Rows from a dataset of charts and code
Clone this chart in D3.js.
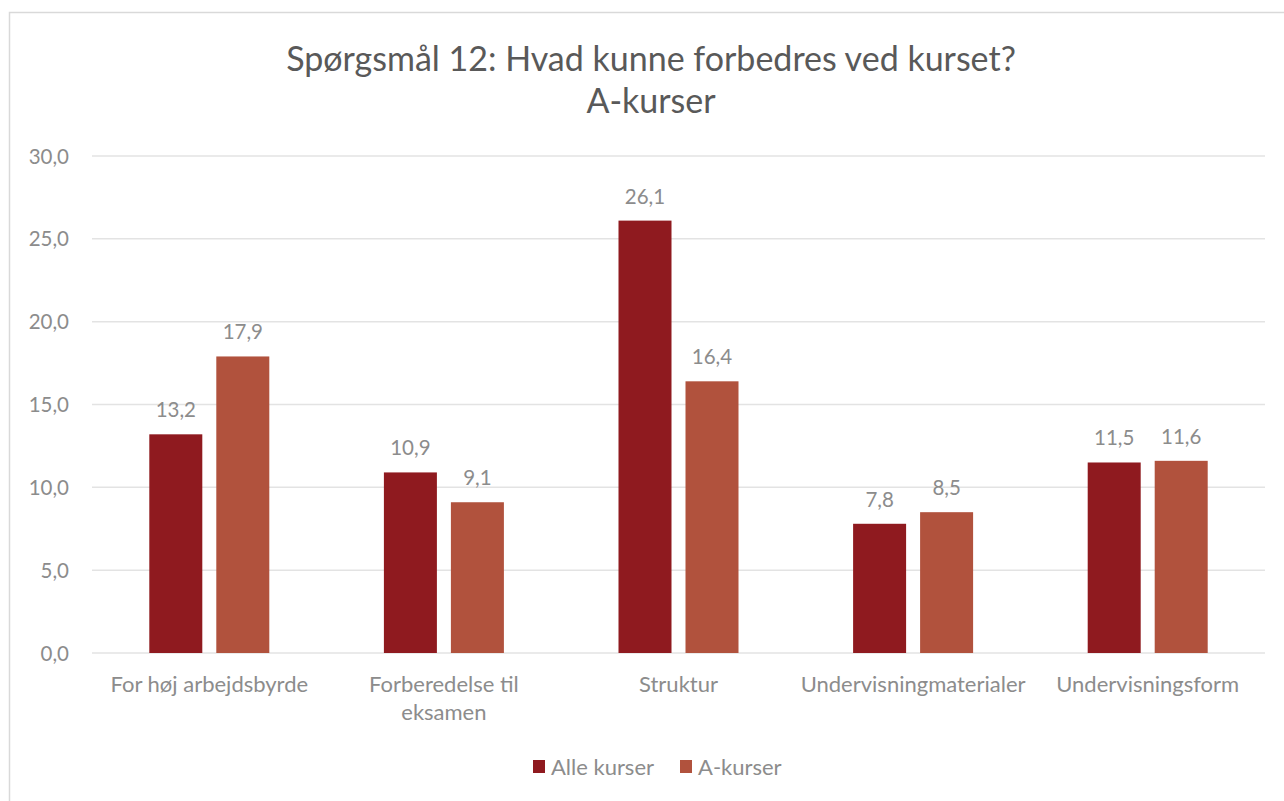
<!DOCTYPE html>
<html>
<head>
<meta charset="utf-8">
<script src="https://cdn.jsdelivr.net/npm/d3@7"></script>
<style>
html,body{margin:0;padding:0;background:#fff;}
svg{display:block;}
text{font-family:"Lato","Open Sans",sans-serif;}
</style>
</head>
<body>
<script>
const categories = [["For høj arbejdsbyrde"], ["Forberedelse til", "eksamen"], ["Struktur"], ["Undervisningmaterialer"], ["Undervisningsform"]];
const seriesNames = ["Alle kurser", "A-kurser"];
const alleKurser = [13.2, 10.9, 26.1, 7.8, 11.5];
const aKurser = [17.9, 9.1, 16.4, 8.5, 11.6];
const yTicks = [0, 5, 10, 15, 20, 25, 30];
const colors = ["#8f1a1f", "#b1523d"];

(function () {
const W = 1284, H = 801;
const svg = d3.select("body").append("svg").attr("width", W).attr("height", H);

// frame
svg.append("path").attr("d", `M9.5,${H+5} V12.5 H${W+5}`).attr("fill", "none").attr("stroke", "#d9d9d9").attr("stroke-width", 1.5);

const pl = 92, pr = 1265, pt = 156, pb = 653;
const fmt = v => d3.format(".1f")(v).replace(".", ",");
const txt = "#8c8c8c";

const x0 = d3.scaleBand().domain(d3.range(categories.length)).range([pl, pr]).paddingInner(0).paddingOuter(0);
const bw = 53, gap = 14;
const y = d3.scaleLinear().domain([0, 30]).range([pb, pt]);

// gridlines
svg.append("g").selectAll("line").data(yTicks).join("line")
  .attr("x1", pl).attr("x2", pr)
  .attr("y1", d => y(d)).attr("y2", d => y(d))
  .attr("stroke", "#e3e3e3").attr("stroke-width", 1.5);

// y tick labels
svg.append("g").selectAll("text").data(yTicks).join("text")
  .attr("x", 69).attr("y", d => y(d) + 7.5)
  .attr("text-anchor", "end").attr("font-size", 20.5).attr("fill", txt)
  .text(fmt);

const series = [alleKurser, aKurser];
series.forEach((vals, s) => {
  const g = svg.append("g");
  const bx = i => x0(i) + x0.bandwidth() / 2 + (s === 0 ? -gap / 2 - bw : gap / 2);
  g.selectAll("rect").data(vals).join("rect")
    .attr("x", (d, i) => bx(i)).attr("width", bw)
    .attr("y", d => y(d)).attr("height", d => y(0) - y(d))
    .attr("fill", colors[s]);
  g.selectAll("text").data(vals).join("text")
    .attr("x", (d, i) => bx(i) + bw / 2).attr("y", d => y(d) - 17)
    .attr("text-anchor", "middle").attr("font-size", 20.5).attr("fill", txt)
    .text(fmt);
});

// category labels
const cg = svg.append("g");
categories.forEach((lines, i) => {
  const cx = x0(i) + x0.bandwidth() / 2;
  const t = cg.append("text").attr("text-anchor", "middle").attr("font-size", 22).attr("fill", txt)
    .attr("x", cx).attr("y", 692);
  lines.forEach((l, j) => t.append("tspan").attr("x", cx).attr("dy", j === 0 ? 0 : 28).text(l));
});

// title
svg.append("text").attr("x", 651).attr("y", 71).attr("text-anchor", "middle").attr("font-size", 34).attr("fill", "#595959")
  .text("Spørgsmål 12: Hvad kunne forbedres ved kurset?");
svg.append("text").attr("x", 651).attr("y", 113).attr("text-anchor", "middle").attr("font-size", 34).attr("fill", "#595959")
  .text("A-kurser");

// legend
const legX = [533, 680];
seriesNames.forEach((n, s) => {
  svg.append("rect").attr("x", legX[s]).attr("y", 760).attr("width", 12).attr("height", 13).attr("fill", colors[s]);
  svg.append("text").attr("x", legX[s] + 18).attr("y", 775).attr("font-size", 22).attr("fill", txt).text(n);
});
})();
</script>
</body>
</html>
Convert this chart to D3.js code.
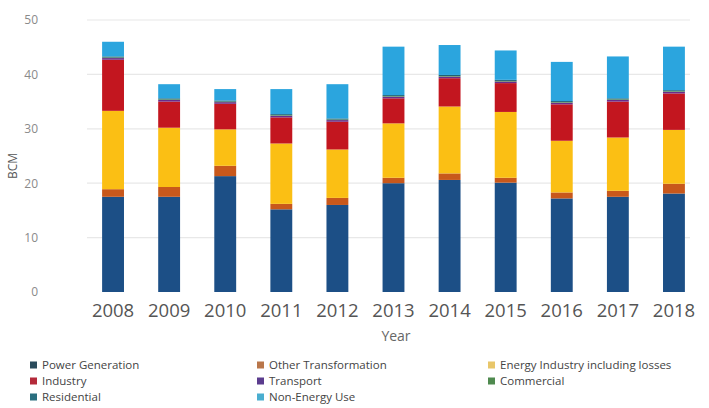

# Brief
Leave out the pictures. Transcribe only the lines above, from the first through the one that contains "const y = d3.scaleLinear().domain([0, 30]).range([pb, pt]);".

# Output for this task
Clone this chart in D3.js.
<!DOCTYPE html>
<html>
<head>
<meta charset="utf-8">
<script src="https://cdn.jsdelivr.net/npm/d3@7"></script>
<style>
html,body{margin:0;padding:0;background:#fff;}
svg{display:block;}
text{font-family:"Lato","Open Sans",sans-serif;}
</style>
</head>
<body>
<script>
const categories = [["For høj arbejdsbyrde"], ["Forberedelse til", "eksamen"], ["Struktur"], ["Undervisningmaterialer"], ["Undervisningsform"]];
const seriesNames = ["Alle kurser", "A-kurser"];
const alleKurser = [13.2, 10.9, 26.1, 7.8, 11.5];
const aKurser = [17.9, 9.1, 16.4, 8.5, 11.6];
const yTicks = [0, 5, 10, 15, 20, 25, 30];
const colors = ["#8f1a1f", "#b1523d"];

(function () {
const W = 1284, H = 801;
const svg = d3.select("body").append("svg").attr("width", W).attr("height", H);

// frame
svg.append("path").attr("d", `M9.5,${H+5} V12.5 H${W+5}`).attr("fill", "none").attr("stroke", "#d9d9d9").attr("stroke-width", 1.5);

const pl = 92, pr = 1265, pt = 156, pb = 653;
const fmt = v => d3.format(".1f")(v).replace(".", ",");
const txt = "#8c8c8c";

const x0 = d3.scaleBand().domain(d3.range(categories.length)).range([pl, pr]).paddingInner(0).paddingOuter(0);
const bw = 53, gap = 14;
const y = d3.scaleLinear().domain([0, 30]).range([pb, pt]);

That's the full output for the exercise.